Supplied entries:
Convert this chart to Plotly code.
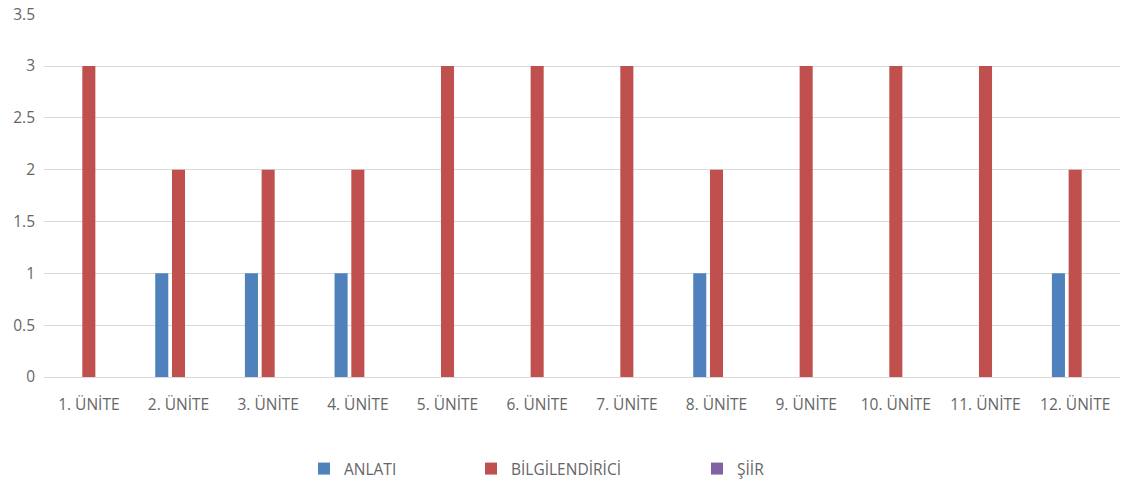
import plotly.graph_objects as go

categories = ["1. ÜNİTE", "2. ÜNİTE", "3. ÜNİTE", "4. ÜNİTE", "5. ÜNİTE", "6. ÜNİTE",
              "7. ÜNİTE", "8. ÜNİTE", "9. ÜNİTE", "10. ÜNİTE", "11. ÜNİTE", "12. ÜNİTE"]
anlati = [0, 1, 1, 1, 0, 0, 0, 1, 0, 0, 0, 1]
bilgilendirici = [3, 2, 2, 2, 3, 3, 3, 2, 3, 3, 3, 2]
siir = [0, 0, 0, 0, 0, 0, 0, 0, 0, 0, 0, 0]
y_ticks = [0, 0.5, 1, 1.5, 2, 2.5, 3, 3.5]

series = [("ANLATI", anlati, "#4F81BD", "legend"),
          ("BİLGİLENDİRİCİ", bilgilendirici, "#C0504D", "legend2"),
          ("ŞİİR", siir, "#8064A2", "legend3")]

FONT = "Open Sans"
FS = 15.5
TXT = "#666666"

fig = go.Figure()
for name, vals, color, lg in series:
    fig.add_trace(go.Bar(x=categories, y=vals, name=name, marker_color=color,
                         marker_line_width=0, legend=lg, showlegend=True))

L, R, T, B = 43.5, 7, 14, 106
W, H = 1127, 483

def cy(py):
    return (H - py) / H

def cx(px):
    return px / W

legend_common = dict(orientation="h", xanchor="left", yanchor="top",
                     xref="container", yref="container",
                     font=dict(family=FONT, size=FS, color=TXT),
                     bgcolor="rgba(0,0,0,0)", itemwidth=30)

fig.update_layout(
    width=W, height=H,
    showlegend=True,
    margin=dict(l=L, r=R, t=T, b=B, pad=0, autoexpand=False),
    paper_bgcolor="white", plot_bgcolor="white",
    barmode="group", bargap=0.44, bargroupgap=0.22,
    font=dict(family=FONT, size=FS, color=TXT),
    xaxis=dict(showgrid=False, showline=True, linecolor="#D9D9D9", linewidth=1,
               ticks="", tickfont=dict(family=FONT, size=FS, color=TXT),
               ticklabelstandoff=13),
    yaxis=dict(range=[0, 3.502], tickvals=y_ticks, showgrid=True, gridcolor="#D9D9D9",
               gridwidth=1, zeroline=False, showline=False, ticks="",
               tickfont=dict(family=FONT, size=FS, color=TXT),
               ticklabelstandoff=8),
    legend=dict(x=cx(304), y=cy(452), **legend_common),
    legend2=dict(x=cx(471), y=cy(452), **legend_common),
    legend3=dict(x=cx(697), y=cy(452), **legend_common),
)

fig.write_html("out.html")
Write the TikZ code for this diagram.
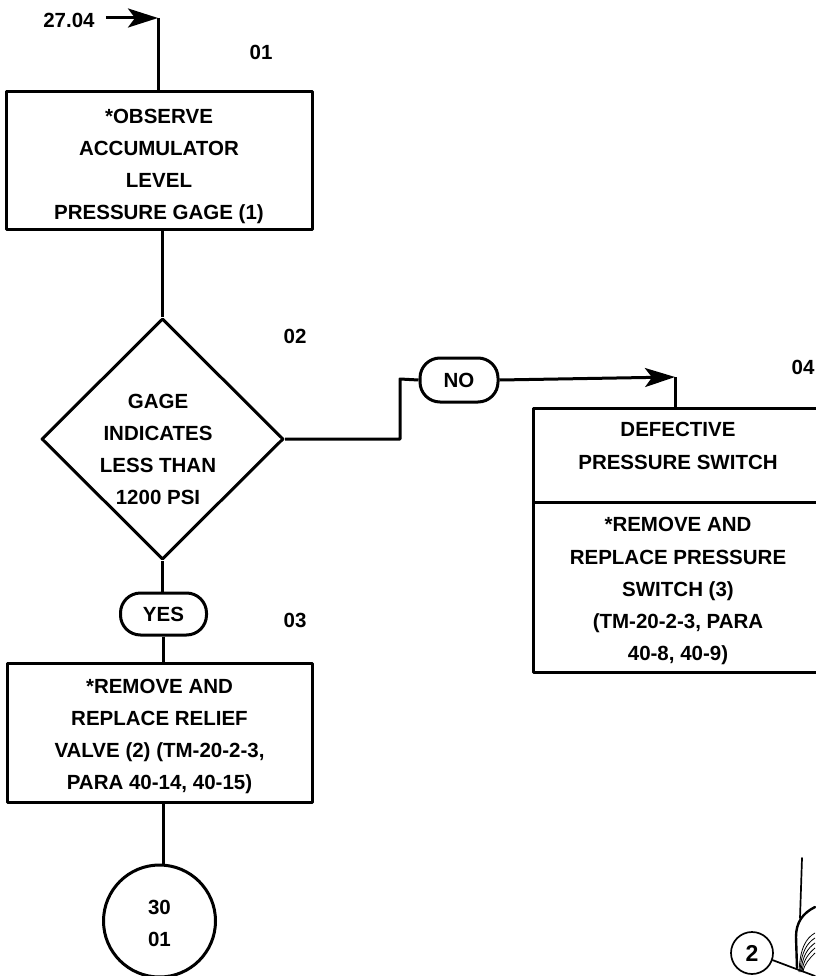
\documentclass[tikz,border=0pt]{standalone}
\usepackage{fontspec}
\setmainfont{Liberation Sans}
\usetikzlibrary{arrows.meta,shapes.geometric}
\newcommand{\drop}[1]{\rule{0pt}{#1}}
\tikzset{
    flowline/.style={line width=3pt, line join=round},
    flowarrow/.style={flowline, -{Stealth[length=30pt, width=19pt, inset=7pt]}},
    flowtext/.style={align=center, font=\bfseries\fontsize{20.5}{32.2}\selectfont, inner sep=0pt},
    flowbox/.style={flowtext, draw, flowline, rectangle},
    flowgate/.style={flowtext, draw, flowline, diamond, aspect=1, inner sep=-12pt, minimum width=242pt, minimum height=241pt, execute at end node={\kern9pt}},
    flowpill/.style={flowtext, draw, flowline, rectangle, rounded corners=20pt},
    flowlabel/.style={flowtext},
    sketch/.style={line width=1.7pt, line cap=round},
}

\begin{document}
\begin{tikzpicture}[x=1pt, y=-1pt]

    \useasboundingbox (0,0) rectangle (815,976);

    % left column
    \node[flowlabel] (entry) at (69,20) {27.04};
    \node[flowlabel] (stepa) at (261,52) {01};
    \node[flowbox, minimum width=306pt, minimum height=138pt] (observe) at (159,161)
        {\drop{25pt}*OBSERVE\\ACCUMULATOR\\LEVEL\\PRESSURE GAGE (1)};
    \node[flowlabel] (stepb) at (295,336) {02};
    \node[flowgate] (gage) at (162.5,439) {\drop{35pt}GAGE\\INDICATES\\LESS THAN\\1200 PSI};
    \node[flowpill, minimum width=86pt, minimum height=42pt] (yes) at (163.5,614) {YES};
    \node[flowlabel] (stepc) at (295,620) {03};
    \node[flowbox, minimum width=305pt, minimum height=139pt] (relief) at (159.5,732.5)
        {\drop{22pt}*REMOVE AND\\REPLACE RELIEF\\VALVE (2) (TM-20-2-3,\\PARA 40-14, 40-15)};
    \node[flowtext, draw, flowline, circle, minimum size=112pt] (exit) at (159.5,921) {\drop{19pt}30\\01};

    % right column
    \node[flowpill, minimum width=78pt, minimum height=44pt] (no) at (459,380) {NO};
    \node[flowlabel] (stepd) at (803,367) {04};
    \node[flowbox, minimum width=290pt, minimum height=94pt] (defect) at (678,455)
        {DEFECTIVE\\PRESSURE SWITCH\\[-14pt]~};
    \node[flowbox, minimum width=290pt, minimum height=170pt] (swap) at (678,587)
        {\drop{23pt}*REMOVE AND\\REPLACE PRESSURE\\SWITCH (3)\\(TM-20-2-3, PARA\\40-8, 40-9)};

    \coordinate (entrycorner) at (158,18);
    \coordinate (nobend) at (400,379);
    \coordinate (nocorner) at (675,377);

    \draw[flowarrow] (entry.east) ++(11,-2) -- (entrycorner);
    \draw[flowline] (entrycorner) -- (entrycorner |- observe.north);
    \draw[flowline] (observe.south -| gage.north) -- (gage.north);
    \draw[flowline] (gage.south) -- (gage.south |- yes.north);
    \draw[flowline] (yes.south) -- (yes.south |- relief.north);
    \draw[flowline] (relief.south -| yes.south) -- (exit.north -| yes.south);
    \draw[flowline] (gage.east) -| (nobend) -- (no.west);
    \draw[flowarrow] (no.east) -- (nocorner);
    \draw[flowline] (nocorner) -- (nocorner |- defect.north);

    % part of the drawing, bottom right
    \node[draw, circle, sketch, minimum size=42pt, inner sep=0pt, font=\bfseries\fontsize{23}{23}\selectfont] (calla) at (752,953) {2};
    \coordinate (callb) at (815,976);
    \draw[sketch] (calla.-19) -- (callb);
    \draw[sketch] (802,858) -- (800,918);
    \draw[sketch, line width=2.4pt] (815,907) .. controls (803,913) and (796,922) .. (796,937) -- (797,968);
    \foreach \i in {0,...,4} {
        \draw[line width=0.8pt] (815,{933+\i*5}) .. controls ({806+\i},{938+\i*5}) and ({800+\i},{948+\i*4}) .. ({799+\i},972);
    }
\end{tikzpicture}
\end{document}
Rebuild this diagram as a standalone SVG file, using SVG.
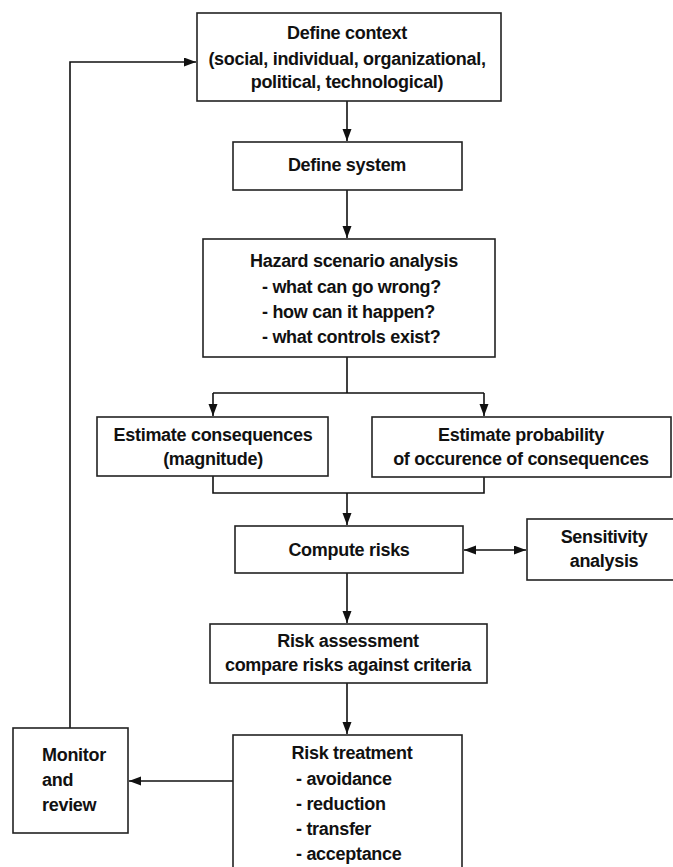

Instruction: From the listing above, collect every line that mentions the word "standalone".

Written solution:
\documentclass[tikz,border=0pt]{standalone}
Rebuild this diagram as a standalone SVG file, using SVG.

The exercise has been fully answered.